▶ **TASK OBJECTIVE**: Write out, word for word, every line from the first one through the line that holds "const dayNames = ['DIM','LUN','MAR','MER','JEU','VEN','SAM'];", and nothing else; skip the pictures.

▶ **DATASET EXCERPT**:

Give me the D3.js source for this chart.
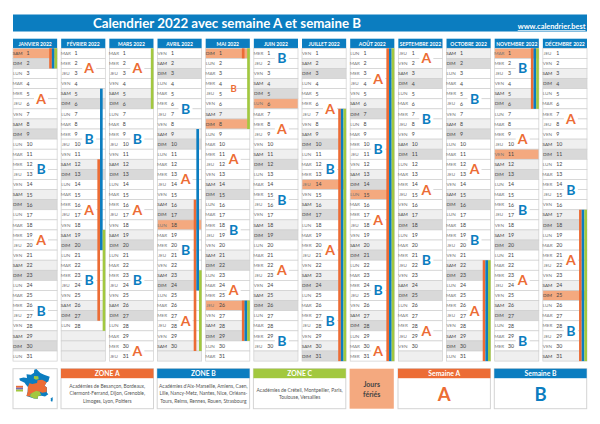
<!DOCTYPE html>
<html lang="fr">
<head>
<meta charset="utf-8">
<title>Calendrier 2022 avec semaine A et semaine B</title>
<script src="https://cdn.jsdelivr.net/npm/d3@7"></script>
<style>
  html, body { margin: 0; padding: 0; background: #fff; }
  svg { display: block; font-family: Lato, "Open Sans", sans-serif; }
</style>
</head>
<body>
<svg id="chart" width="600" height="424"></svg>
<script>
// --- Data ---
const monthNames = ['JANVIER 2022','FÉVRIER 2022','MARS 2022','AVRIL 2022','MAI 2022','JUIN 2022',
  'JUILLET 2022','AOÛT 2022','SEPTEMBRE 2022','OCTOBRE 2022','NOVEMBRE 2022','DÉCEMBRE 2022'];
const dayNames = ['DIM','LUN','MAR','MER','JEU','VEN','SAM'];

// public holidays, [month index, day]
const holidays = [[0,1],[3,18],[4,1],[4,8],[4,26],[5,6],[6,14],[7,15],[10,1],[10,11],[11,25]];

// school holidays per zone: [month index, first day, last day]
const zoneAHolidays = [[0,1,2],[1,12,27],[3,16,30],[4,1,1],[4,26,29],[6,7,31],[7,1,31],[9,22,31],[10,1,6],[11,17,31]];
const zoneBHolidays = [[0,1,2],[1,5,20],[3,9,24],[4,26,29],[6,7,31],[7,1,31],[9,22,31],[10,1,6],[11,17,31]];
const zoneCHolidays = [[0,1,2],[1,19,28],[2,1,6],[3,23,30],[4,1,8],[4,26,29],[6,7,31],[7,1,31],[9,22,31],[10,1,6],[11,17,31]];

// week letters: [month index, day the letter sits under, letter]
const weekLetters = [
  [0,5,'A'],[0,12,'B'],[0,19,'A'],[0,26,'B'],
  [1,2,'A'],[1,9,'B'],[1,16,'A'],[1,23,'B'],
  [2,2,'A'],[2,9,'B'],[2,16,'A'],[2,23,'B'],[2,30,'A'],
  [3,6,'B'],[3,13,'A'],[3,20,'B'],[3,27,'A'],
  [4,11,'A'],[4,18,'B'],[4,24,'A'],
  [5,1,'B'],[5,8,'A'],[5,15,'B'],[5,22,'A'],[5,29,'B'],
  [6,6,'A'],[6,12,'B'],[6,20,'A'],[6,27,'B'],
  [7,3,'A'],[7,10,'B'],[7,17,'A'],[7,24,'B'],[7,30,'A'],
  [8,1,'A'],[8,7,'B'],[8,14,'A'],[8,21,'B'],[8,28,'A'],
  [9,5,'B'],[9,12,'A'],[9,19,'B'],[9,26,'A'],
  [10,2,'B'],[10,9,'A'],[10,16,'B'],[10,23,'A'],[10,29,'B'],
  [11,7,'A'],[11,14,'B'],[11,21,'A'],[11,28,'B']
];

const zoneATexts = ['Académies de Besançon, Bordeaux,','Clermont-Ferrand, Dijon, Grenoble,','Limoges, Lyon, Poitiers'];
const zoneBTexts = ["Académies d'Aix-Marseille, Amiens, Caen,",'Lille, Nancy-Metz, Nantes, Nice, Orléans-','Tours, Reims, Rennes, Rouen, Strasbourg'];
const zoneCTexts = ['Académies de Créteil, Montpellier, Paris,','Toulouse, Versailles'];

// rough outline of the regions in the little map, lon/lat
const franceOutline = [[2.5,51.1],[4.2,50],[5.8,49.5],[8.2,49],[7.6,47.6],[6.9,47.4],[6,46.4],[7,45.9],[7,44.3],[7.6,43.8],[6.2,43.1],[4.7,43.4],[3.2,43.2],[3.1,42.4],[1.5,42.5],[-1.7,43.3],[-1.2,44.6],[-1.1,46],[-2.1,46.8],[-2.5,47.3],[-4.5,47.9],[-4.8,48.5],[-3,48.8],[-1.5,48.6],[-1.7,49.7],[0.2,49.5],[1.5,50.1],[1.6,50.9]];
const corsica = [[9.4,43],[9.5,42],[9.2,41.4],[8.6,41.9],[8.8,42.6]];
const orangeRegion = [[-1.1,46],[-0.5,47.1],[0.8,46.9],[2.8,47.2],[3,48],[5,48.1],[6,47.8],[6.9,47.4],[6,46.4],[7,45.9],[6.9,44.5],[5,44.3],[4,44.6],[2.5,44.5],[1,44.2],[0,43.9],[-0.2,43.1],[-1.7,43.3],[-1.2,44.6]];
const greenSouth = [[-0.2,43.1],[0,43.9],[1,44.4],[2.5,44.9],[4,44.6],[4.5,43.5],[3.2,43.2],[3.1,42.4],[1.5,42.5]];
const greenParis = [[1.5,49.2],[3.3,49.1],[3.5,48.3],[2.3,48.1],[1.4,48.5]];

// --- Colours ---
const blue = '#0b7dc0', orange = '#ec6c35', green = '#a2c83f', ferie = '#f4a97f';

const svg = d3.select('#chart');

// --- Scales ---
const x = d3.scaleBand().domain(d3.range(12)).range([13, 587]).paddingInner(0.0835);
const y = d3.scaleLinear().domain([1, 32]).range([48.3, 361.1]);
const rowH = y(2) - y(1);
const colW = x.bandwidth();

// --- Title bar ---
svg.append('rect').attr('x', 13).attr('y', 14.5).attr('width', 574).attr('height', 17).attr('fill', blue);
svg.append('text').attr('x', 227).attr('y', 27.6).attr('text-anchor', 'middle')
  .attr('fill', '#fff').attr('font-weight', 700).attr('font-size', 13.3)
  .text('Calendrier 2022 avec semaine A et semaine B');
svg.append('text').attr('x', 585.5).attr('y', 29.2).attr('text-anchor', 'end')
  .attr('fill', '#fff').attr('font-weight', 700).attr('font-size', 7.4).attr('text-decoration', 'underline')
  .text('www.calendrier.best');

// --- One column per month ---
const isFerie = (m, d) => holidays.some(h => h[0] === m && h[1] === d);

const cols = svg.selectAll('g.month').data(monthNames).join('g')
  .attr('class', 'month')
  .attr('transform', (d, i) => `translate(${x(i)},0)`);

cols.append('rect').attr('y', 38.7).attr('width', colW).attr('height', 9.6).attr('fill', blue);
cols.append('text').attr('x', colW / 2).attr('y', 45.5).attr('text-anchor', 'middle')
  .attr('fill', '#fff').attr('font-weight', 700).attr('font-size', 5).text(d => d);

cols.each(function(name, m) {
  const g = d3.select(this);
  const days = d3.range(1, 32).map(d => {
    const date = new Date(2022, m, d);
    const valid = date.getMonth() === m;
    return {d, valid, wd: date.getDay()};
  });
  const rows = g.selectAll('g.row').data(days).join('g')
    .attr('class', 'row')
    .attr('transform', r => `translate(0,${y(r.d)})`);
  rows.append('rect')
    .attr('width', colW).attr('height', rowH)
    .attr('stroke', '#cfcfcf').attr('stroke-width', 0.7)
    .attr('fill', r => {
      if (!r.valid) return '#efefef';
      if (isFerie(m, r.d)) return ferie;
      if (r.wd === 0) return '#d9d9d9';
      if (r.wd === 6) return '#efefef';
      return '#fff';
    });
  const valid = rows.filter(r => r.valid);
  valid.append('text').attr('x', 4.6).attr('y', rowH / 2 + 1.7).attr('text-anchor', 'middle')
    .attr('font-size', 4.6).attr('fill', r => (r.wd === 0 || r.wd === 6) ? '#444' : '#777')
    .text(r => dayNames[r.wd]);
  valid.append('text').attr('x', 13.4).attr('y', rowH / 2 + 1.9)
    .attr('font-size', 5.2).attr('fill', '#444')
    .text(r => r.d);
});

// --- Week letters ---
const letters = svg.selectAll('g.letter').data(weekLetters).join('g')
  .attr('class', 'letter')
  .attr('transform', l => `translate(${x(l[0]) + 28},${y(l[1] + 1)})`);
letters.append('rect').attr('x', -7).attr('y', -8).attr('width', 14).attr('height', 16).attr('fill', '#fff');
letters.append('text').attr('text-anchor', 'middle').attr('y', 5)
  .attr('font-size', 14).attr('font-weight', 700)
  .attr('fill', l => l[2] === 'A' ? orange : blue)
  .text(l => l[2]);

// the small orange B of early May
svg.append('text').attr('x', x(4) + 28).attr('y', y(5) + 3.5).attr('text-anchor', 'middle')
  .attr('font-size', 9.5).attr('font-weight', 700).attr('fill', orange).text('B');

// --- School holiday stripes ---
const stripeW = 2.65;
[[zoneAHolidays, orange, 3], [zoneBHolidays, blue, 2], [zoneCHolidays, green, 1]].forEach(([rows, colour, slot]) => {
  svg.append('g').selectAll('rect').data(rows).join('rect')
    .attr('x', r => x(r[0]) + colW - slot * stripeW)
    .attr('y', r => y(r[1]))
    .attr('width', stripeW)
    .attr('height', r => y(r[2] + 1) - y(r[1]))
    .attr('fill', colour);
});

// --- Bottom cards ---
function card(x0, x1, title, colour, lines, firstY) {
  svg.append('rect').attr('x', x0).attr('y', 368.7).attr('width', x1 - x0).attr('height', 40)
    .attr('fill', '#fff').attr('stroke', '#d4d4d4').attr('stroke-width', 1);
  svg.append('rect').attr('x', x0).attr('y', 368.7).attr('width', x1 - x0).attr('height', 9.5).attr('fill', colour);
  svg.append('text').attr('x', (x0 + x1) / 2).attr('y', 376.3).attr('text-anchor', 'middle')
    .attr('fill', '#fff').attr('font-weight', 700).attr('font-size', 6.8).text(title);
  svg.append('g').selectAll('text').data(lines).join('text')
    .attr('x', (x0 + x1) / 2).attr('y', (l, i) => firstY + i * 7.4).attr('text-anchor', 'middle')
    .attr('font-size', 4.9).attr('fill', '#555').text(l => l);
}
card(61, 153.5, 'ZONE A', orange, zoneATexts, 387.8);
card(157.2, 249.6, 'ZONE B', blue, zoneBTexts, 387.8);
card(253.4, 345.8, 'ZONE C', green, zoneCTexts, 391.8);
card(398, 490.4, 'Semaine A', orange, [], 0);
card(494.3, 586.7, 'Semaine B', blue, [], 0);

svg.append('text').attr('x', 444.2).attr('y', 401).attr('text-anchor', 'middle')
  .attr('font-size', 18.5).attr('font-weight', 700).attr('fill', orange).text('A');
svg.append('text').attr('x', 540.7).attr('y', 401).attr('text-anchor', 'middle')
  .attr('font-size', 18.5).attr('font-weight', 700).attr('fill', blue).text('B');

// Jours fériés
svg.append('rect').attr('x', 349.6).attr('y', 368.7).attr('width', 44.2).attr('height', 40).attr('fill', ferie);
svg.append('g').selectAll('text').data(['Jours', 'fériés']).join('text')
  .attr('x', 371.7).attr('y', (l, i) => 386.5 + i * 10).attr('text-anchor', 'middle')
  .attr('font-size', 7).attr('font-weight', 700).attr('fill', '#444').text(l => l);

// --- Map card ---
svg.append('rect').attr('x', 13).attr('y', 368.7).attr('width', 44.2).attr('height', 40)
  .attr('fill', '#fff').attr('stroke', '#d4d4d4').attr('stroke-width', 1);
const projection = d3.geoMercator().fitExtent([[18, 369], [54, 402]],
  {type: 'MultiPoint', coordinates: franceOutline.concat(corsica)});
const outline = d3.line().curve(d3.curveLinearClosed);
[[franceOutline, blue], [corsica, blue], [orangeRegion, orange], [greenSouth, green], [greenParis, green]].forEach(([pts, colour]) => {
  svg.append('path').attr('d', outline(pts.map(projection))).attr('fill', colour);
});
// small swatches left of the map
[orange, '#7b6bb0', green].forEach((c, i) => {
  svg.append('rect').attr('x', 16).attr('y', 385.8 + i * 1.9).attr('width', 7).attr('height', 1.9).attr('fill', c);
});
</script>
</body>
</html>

▶ **REPLY**:
Give me the D3.js source for this chart.
<!DOCTYPE html>
<html lang="fr">
<head>
<meta charset="utf-8">
<title>Calendrier 2022 avec semaine A et semaine B</title>
<script src="https://cdn.jsdelivr.net/npm/d3@7"></script>
<style>
  html, body { margin: 0; padding: 0; background: #fff; }
  svg { display: block; font-family: Lato, "Open Sans", sans-serif; }
</style>
</head>
<body>
<svg id="chart" width="600" height="424"></svg>
<script>
// --- Data ---
const monthNames = ['JANVIER 2022','FÉVRIER 2022','MARS 2022','AVRIL 2022','MAI 2022','JUIN 2022',
  'JUILLET 2022','AOÛT 2022','SEPTEMBRE 2022','OCTOBRE 2022','NOVEMBRE 2022','DÉCEMBRE 2022'];
const dayNames = ['DIM','LUN','MAR','MER','JEU','VEN','SAM'];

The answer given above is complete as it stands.